Every Earthly year gives us twelve of these lunar cycles (plus some extra days, which we will discuss in a moment). So the Hawaiian system, like the Gregorian, has twelve months, called malama. Each malama follows the moon exactly. The thirty days of each malama are divided into three ten-day anahulu (weeks, so to speak)—one anahulu while the moon is waxing (called ho‘onui, to increase), one during the moon’s fullness (piha poepoe, round fullness), and the third as the moon wanes (ho‘emi, to diminish).
Twelve months times 30 days a month gives us a year of 360 days. Close, but no cigar. This is where the Hawaiians had to solve the mathematical problem of matching the moon’s rhythm to the sun’s seasonal ride through the ever-repeating cycle known as a “year”—which, as we all know, lasts about 365 and one-fourth day.
To resolve this disparity in the Gregorian system, we detach our months from the actual reality of the moon, we stuff them with extra days, then we add a “leap day” every four years (minus three leap days in every four centuries). The Hawaiian system, by contrast, allows for an extra, thirteenth month (called malama pili or malama ‘ukali) to be inserted whenever appropriate.
What’s appropriate depends upon the stars.

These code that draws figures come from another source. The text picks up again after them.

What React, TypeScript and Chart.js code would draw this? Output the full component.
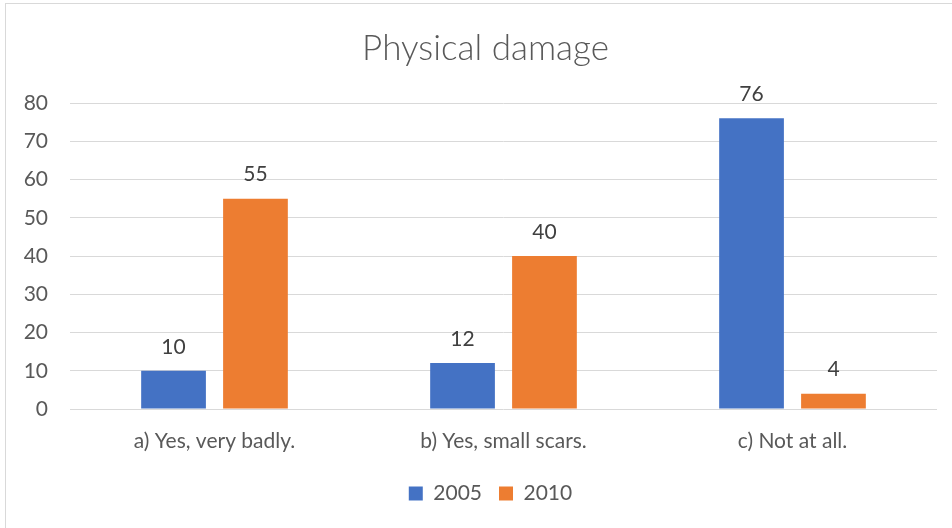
import React, { useEffect, useRef } from "react";
import { Chart, registerables } from "chart.js";

Chart.register(...registerables);

const categories = ["a) Yes, very badly.", "b) Yes, small scars.", "c) Not at all."];
const series2005 = [10, 12, 76];
const series2010 = [55, 40, 4];
const yTicks = [0, 10, 20, 30, 40, 50, 60, 70, 80];

const FONT = "Lato, 'Noto Sans', sans-serif";

const borderPlugin = {
  id: "frameBorder",
  beforeDraw(chart: any) {
    const ctx = chart.ctx;
    ctx.save();
    ctx.strokeStyle = "#d9d9d9";
    ctx.lineWidth = 1;
    ctx.strokeRect(5.5, 3.5, chart.width + 10, chart.height + 10);
    ctx.restore();
  },
};

const shiftPlugin = {
  id: "shiftBlocks",
  afterLayout(chart: any) {
    if (chart.legend) {
      chart.legend.left += 22;
      chart.legend.right += 22;
    }
    if (chart.titleBlock) {
      chart.titleBlock.left += 17;
      chart.titleBlock.right += 17;
    }
  },
};

const labelPlugin = {
  id: "valueLabels",
  afterDatasetsDraw(chart: any) {
    const ctx = chart.ctx;
    ctx.save();
    ctx.font = `21px ${FONT}`;
    ctx.fillStyle = "#404040";
    ctx.textAlign = "center";
    ctx.textBaseline = "middle";
    chart.data.datasets.forEach((ds: any, i: number) => {
      const meta = chart.getDatasetMeta(i);
      meta.data.forEach((bar: any, j: number) => {
        ctx.fillText(String(ds.data[j]), bar.x, bar.y - 24);
      });
    });
    ctx.restore();
  },
};

export default function App() {
  const ref = useRef<HTMLCanvasElement>(null);
  useEffect(() => {
    document.body.style.margin = "0";
    const chart = new Chart(ref.current as HTMLCanvasElement, {
      type: "bar",
      data: {
        labels: categories,
        datasets: [
          {
            label: "2005",
            data: series2005,
            backgroundColor: "#4472C4",
            categoryPercentage: 0.567,
            barPercentage: 0.79,
          },
          {
            label: "2010",
            data: series2010,
            backgroundColor: "#ED7D31",
            categoryPercentage: 0.567,
            barPercentage: 0.79,
          },
        ],
      },
      options: {
        animation: false,
        responsive: false,
        maintainAspectRatio: false,
        layout: { padding: { left: 0, right: 15, top: 0, bottom: 14 } },
        plugins: {
          title: {
            display: true,
            text: "Physical damage",
            color: "#595959",
            font: { family: FONT, size: 35, weight: "300" as any },
            padding: { top: 28, bottom: 33 },
          },
          legend: {
            position: "bottom",
            labels: {
              color: "#595959",
              font: { family: FONT, size: 21 },
              boxWidth: 14,
              boxHeight: 14,
              padding: 17,
            },
          },
          tooltip: { enabled: false },
        },
        scales: {
          x: {
            grid: { display: false, drawTicks: false },
            border: { display: false },
            ticks: { color: "#595959", font: { family: FONT, size: 21 }, padding: 20 },
            afterFit: (s: any) => {
              s.height = 57;
            },
          },
          y: {
            min: 0,
            max: 80,
            afterBuildTicks: (s: any) => {
              s.ticks = yTicks.map((v) => ({ value: v }));
            },
            grid: { color: "#d9d9d9", drawTicks: false, lineWidth: 1 },
            border: { display: false },
            ticks: { color: "#595959", font: { family: FONT, size: 21 }, padding: 22 },
            afterFit: (s: any) => {
              s.width = 70;
            },
          },
        },
      },
      plugins: [borderPlugin, shiftPlugin, labelPlugin],
    });
    return () => chart.destroy();
  }, []);
  return <canvas ref={ref} width={952} height={528} style={{ display: "block" }} />;
}
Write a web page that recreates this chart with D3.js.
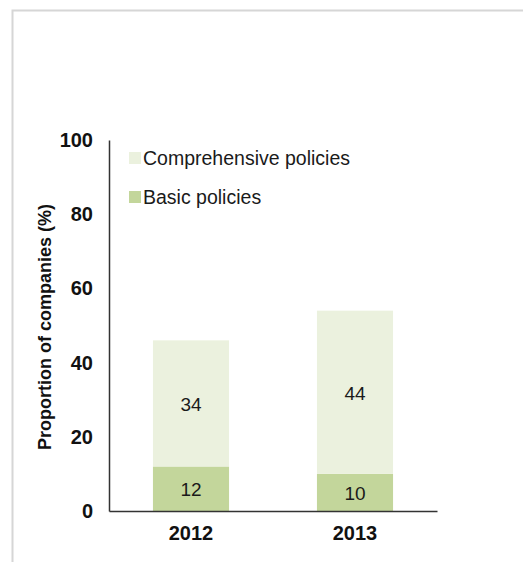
<!DOCTYPE html>
<html>
<head>
<meta charset="utf-8">
<script src="https://cdn.jsdelivr.net/npm/d3@7"></script>
<style>
  html, body { margin: 0; padding: 0; background: #fff; }
  svg { display: block; font-family: Arial, "Liberation Sans", sans-serif; }
</style>
</head>
<body>
<svg id="chart" width="523" height="562"></svg>
<script>
// Share of companies with policies, by year (%)
const years = ["2012", "2013"];
const basicPolicies = [12, 10];
const comprehensivePolicies = [34, 44];
const seriesNames = ["Comprehensive policies", "Basic policies"];
const seriesColors = ["#EBF1DE", "#C3D69B"];
const yTicks = [0, 20, 40, 60, 80, 100];

const svg = d3.select("#chart");

// frame around the figure
svg.append("path")
  .attr("d", "M12.5,562 V10.5 H523")
  .attr("fill", "none")
  .attr("stroke", "#d6d6d6")
  .attr("stroke-width", 2);

const x0 = 109, x1 = 437, yBase = 511, yTop = 140;

const x = d3.scaleBand()
  .domain(years)
  .range([x0, x1])
  .paddingInner(0.536)
  .paddingOuter(0.268);

const y = d3.scaleLinear().domain([0, 100]).range([yBase, yTop]);

const rows = years.map((yr, i) => ({ year: yr, basic: basicPolicies[i], comprehensive: comprehensivePolicies[i] }));
const stack = d3.stack().keys(["basic", "comprehensive"])(rows);
const colorOf = { basic: seriesColors[1], comprehensive: seriesColors[0] };

const layers = svg.append("g").selectAll("g")
  .data(stack).join("g")
  .attr("fill", d => colorOf[d.key]);

layers.selectAll("rect")
  .data(d => d).join("rect")
  .attr("x", d => x(d.data.year))
  .attr("width", x.bandwidth())
  .attr("y", d => y(d[1]))
  .attr("height", d => y(d[0]) - y(d[1]));

// value labels
stack.forEach(layer => {
  svg.append("g").selectAll("text")
    .data(layer).join("text")
    .attr("x", d => x(d.data.year) + x.bandwidth() / 2)
    .attr("y", d => (y(d[0]) + y(d[1])) / 2 + 1)
    .attr("dy", "0.35em")
    .attr("text-anchor", "middle")
    .attr("font-size", 19)
    .attr("fill", "#1a1a1a")
    .text(d => d[1] - d[0]);
});

// y axis
const yAxis = svg.append("g")
  .attr("transform", `translate(${x0},0)`)
  .call(d3.axisLeft(y).tickValues(yTicks).tickSize(0).tickPadding(16));
yAxis.select(".domain").attr("stroke", "#333").attr("stroke-width", 1.5);
yAxis.selectAll("text")
  .attr("font-size", 20)
  .attr("font-weight", "bold")
  .attr("fill", "#111")
  .attr("font-family", "Arial, 'Liberation Sans', sans-serif");

// x axis
const xAxis = svg.append("g")
  .attr("transform", `translate(0,${yBase})`)
  .call(d3.axisBottom(x).tickSize(0).tickPadding(15));
xAxis.select(".domain").attr("stroke", "#333").attr("stroke-width", 1.5);
xAxis.selectAll("text")
  .attr("font-size", 20)
  .attr("font-weight", "bold")
  .attr("fill", "#111")
  .attr("font-family", "Arial, 'Liberation Sans', sans-serif");

// y axis title
svg.append("text")
  .attr("transform", "translate(45,327) rotate(-90)")
  .attr("dy", "0.35em")
  .attr("text-anchor", "middle")
  .attr("font-size", 18)
  .attr("font-weight", "bold")
  .attr("fill", "#111")
  .text("Proportion of companies (%)");

// legend
const legend = svg.append("g").selectAll("g")
  .data(seriesNames).join("g")
  .attr("transform", (d, i) => `translate(129,${158 + i * 39})`);
legend.append("rect")
  .attr("y", -6).attr("width", 12).attr("height", 12)
  .attr("fill", (d, i) => seriesColors[i]);
legend.append("text")
  .attr("x", 14)
  .attr("dy", "0.35em")
  .attr("font-size", 19.5)
  .attr("fill", "#1a1a1a")
  .text(d => d);
</script>
</body>
</html>
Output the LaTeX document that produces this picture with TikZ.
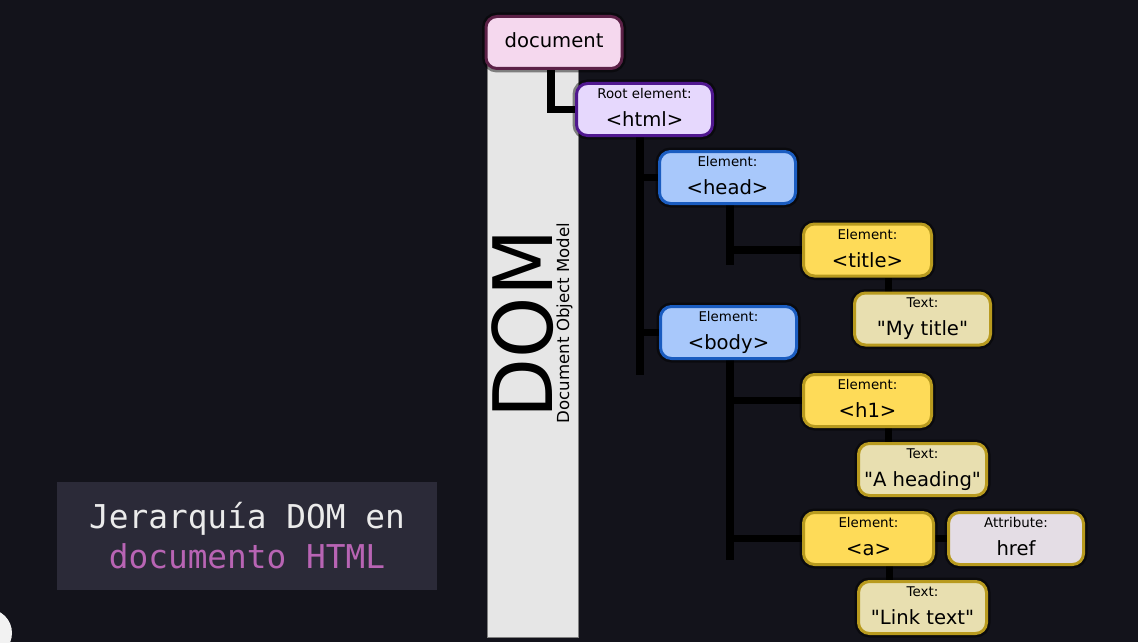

And this is where kaulana mahina breaks into sophisticated territory. Kalei Tsuha’s research shows that the Hawaiians devised fourteen different versions of this rogue month, and they would insert the appropriate version depending on variations in the rising of the stars, constellations, and planets. In other words, the kahuna knew when individual stars were supposed to appear on the horizon, and if the stars shifted from what was predicted, the Hawaiians adjusted their calendar—just like navigators trimming their sails on the open sea.